Exercise task =>
Reproduce the complete listing without any deviation.

Source material =>
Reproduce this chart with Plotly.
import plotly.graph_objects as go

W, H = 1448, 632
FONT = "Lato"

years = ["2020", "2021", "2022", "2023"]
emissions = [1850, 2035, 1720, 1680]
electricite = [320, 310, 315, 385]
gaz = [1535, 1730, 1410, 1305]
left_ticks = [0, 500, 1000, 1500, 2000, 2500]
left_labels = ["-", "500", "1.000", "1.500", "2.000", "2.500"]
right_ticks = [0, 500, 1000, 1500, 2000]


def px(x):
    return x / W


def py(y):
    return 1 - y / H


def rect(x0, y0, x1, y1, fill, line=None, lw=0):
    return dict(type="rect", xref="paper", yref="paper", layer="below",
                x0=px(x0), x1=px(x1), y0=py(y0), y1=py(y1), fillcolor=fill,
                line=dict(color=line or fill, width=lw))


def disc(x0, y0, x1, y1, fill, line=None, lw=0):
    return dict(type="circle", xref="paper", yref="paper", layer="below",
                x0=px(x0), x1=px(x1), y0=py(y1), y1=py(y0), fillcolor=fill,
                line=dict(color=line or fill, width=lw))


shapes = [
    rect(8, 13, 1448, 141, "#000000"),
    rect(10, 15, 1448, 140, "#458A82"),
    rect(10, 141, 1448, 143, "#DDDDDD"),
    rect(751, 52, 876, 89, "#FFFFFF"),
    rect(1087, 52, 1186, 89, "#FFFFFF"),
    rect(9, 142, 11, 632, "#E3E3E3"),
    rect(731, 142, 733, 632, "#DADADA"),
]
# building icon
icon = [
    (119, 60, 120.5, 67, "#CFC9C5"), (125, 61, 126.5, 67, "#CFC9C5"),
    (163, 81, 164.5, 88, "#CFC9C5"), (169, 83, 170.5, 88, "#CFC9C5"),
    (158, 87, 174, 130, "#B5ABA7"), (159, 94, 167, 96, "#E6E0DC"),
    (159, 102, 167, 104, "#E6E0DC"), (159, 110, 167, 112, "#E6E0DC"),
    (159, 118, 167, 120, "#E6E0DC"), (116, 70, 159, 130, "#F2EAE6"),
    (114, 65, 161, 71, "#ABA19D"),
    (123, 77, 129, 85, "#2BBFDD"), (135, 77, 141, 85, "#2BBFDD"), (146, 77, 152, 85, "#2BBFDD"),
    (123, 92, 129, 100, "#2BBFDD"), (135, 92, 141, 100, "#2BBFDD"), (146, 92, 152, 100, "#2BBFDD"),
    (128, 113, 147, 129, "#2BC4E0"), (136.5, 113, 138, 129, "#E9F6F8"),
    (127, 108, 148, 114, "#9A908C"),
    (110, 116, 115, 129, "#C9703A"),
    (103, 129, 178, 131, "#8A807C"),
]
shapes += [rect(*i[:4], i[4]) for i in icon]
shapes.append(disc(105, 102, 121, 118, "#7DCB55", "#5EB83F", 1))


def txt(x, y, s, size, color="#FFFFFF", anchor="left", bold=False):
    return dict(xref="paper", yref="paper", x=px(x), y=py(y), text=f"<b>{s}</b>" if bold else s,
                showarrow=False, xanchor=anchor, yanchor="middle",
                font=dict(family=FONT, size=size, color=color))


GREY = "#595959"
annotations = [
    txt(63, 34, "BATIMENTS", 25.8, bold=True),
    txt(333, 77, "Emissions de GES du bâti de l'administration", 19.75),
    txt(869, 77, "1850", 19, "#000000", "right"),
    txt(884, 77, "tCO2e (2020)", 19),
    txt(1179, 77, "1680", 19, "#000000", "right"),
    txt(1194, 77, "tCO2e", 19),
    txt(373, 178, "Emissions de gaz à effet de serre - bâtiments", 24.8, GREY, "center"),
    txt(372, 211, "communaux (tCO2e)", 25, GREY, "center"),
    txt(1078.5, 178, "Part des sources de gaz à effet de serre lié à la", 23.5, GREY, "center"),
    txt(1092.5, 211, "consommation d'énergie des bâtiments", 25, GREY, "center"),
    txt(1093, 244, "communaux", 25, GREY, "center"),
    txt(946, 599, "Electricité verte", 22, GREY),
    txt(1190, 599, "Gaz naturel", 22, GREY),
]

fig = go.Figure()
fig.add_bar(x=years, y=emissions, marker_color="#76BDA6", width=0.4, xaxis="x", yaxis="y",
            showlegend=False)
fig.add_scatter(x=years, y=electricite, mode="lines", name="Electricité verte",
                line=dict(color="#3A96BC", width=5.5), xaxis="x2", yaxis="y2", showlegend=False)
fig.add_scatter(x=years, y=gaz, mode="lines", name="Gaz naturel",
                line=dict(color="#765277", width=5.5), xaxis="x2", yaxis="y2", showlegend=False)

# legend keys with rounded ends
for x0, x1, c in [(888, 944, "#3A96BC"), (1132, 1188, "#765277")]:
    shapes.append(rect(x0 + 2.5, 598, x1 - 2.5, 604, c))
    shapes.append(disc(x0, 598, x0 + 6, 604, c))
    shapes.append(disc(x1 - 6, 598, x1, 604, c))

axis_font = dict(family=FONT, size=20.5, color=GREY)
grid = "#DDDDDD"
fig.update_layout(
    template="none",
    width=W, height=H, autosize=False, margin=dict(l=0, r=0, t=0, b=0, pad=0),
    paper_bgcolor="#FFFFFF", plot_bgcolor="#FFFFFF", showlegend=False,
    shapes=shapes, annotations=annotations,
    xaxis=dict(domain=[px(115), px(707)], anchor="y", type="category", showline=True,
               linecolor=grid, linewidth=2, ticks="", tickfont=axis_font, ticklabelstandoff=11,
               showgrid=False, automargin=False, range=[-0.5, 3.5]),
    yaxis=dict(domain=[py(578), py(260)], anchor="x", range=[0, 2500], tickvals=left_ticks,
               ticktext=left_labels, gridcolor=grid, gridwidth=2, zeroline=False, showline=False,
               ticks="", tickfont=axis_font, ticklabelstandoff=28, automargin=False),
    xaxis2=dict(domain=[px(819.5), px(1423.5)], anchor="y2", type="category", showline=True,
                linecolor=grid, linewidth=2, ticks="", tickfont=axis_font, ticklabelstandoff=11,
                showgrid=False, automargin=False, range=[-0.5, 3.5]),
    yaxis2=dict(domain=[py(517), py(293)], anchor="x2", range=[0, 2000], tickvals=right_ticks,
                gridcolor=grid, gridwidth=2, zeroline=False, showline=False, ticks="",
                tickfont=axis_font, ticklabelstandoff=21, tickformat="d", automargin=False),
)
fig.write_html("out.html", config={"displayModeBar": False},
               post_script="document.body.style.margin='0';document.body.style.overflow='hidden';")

Exercise result =>
Reproduce this chart with Plotly.
import plotly.graph_objects as go

W, H = 1448, 632
FONT = "Lato"

years = ["2020", "2021", "2022", "2023"]
emissions = [1850, 2035, 1720, 1680]
electricite = [320, 310, 315, 385]
gaz = [1535, 1730, 1410, 1305]
left_ticks = [0, 500, 1000, 1500, 2000, 2500]
left_labels = ["-", "500", "1.000", "1.500", "2.000", "2.500"]
right_ticks = [0, 500, 1000, 1500, 2000]


def px(x):
    return x / W


def py(y):
    return 1 - y / H


def rect(x0, y0, x1, y1, fill, line=None, lw=0):
    return dict(type="rect", xref="paper", yref="paper", layer="below",
                x0=px(x0), x1=px(x1), y0=py(y0), y1=py(y1), fillcolor=fill,
                line=dict(color=line or fill, width=lw))


def disc(x0, y0, x1, y1, fill, line=None, lw=0):
    return dict(type="circle", xref="paper", yref="paper", layer="below",
                x0=px(x0), x1=px(x1), y0=py(y1), y1=py(y0), fillcolor=fill,
                line=dict(color=line or fill, width=lw))


shapes = [
    rect(8, 13, 1448, 141, "#000000"),
    rect(10, 15, 1448, 140, "#458A82"),
    rect(10, 141, 1448, 143, "#DDDDDD"),
    rect(751, 52, 876, 89, "#FFFFFF"),
    rect(1087, 52, 1186, 89, "#FFFFFF"),
    rect(9, 142, 11, 632, "#E3E3E3"),
    rect(731, 142, 733, 632, "#DADADA"),
]
# building icon
icon = [
    (119, 60, 120.5, 67, "#CFC9C5"), (125, 61, 126.5, 67, "#CFC9C5"),
    (163, 81, 164.5, 88, "#CFC9C5"), (169, 83, 170.5, 88, "#CFC9C5"),
    (158, 87, 174, 130, "#B5ABA7"), (159, 94, 167, 96, "#E6E0DC"),
    (159, 102, 167, 104, "#E6E0DC"), (159, 110, 167, 112, "#E6E0DC"),
    (159, 118, 167, 120, "#E6E0DC"), (116, 70, 159, 130, "#F2EAE6"),
    (114, 65, 161, 71, "#ABA19D"),
    (123, 77, 129, 85, "#2BBFDD"), (135, 77, 141, 85, "#2BBFDD"), (146, 77, 152, 85, "#2BBFDD"),
    (123, 92, 129, 100, "#2BBFDD"), (135, 92, 141, 100, "#2BBFDD"), (146, 92, 152, 100, "#2BBFDD"),
    (128, 113, 147, 129, "#2BC4E0"), (136.5, 113, 138, 129, "#E9F6F8"),
    (127, 108, 148, 114, "#9A908C"),
    (110, 116, 115, 129, "#C9703A"),
    (103, 129, 178, 131, "#8A807C"),
]
shapes += [rect(*i[:4], i[4]) for i in icon]
shapes.append(disc(105, 102, 121, 118, "#7DCB55", "#5EB83F", 1))


def txt(x, y, s, size, color="#FFFFFF", anchor="left", bold=False):
    return dict(xref="paper", yref="paper", x=px(x), y=py(y), text=f"<b>{s}</b>" if bold else s,
                showarrow=False, xanchor=anchor, yanchor="middle",
                font=dict(family=FONT, size=size, color=color))


GREY = "#595959"
annotations = [
    txt(63, 34, "BATIMENTS", 25.8, bold=True),
    txt(333, 77, "Emissions de GES du bâti de l'administration", 19.75),
    txt(869, 77, "1850", 19, "#000000", "right"),
    txt(884, 77, "tCO2e (2020)", 19),
    txt(1179, 77, "1680", 19, "#000000", "right"),
    txt(1194, 77, "tCO2e", 19),
    txt(373, 178, "Emissions de gaz à effet de serre - bâtiments", 24.8, GREY, "center"),
    txt(372, 211, "communaux (tCO2e)", 25, GREY, "center"),
    txt(1078.5, 178, "Part des sources de gaz à effet de serre lié à la", 23.5, GREY, "center"),
    txt(1092.5, 211, "consommation d'énergie des bâtiments", 25, GREY, "center"),
    txt(1093, 244, "communaux", 25, GREY, "center"),
    txt(946, 599, "Electricité verte", 22, GREY),
    txt(1190, 599, "Gaz naturel", 22, GREY),
]

fig = go.Figure()
fig.add_bar(x=years, y=emissions, marker_color="#76BDA6", width=0.4, xaxis="x", yaxis="y",
            showlegend=False)
fig.add_scatter(x=years, y=electricite, mode="lines", name="Electricité verte",
                line=dict(color="#3A96BC", width=5.5), xaxis="x2", yaxis="y2", showlegend=False)
fig.add_scatter(x=years, y=gaz, mode="lines", name="Gaz naturel",
                line=dict(color="#765277", width=5.5), xaxis="x2", yaxis="y2", showlegend=False)

# legend keys with rounded ends
for x0, x1, c in [(888, 944, "#3A96BC"), (1132, 1188, "#765277")]:
    shapes.append(rect(x0 + 2.5, 598, x1 - 2.5, 604, c))
    shapes.append(disc(x0, 598, x0 + 6, 604, c))
    shapes.append(disc(x1 - 6, 598, x1, 604, c))

axis_font = dict(family=FONT, size=20.5, color=GREY)
grid = "#DDDDDD"
fig.update_layout(
    template="none",
    width=W, height=H, autosize=False, margin=dict(l=0, r=0, t=0, b=0, pad=0),
    paper_bgcolor="#FFFFFF", plot_bgcolor="#FFFFFF", showlegend=False,
    shapes=shapes, annotations=annotations,
    xaxis=dict(domain=[px(115), px(707)], anchor="y", type="category", showline=True,
               linecolor=grid, linewidth=2, ticks="", tickfont=axis_font, ticklabelstandoff=11,
               showgrid=False, automargin=False, range=[-0.5, 3.5]),
    yaxis=dict(domain=[py(578), py(260)], anchor="x", range=[0, 2500], tickvals=left_ticks,
               ticktext=left_labels, gridcolor=grid, gridwidth=2, zeroline=False, showline=False,
               ticks="", tickfont=axis_font, ticklabelstandoff=28, automargin=False),
    xaxis2=dict(domain=[px(819.5), px(1423.5)], anchor="y2", type="category", showline=True,
                linecolor=grid, linewidth=2, ticks="", tickfont=axis_font, ticklabelstandoff=11,
                showgrid=False, automargin=False, range=[-0.5, 3.5]),
    yaxis2=dict(domain=[py(517), py(293)], anchor="x2", range=[0, 2000], tickvals=right_ticks,
                gridcolor=grid, gridwidth=2, zeroline=False, showline=False, ticks="",
                tickfont=axis_font, ticklabelstandoff=21, tickformat="d", automargin=False),
)
fig.write_html("out.html", config={"displayModeBar": False},
               post_script="document.body.style.margin='0';document.body.style.overflow='hidden';")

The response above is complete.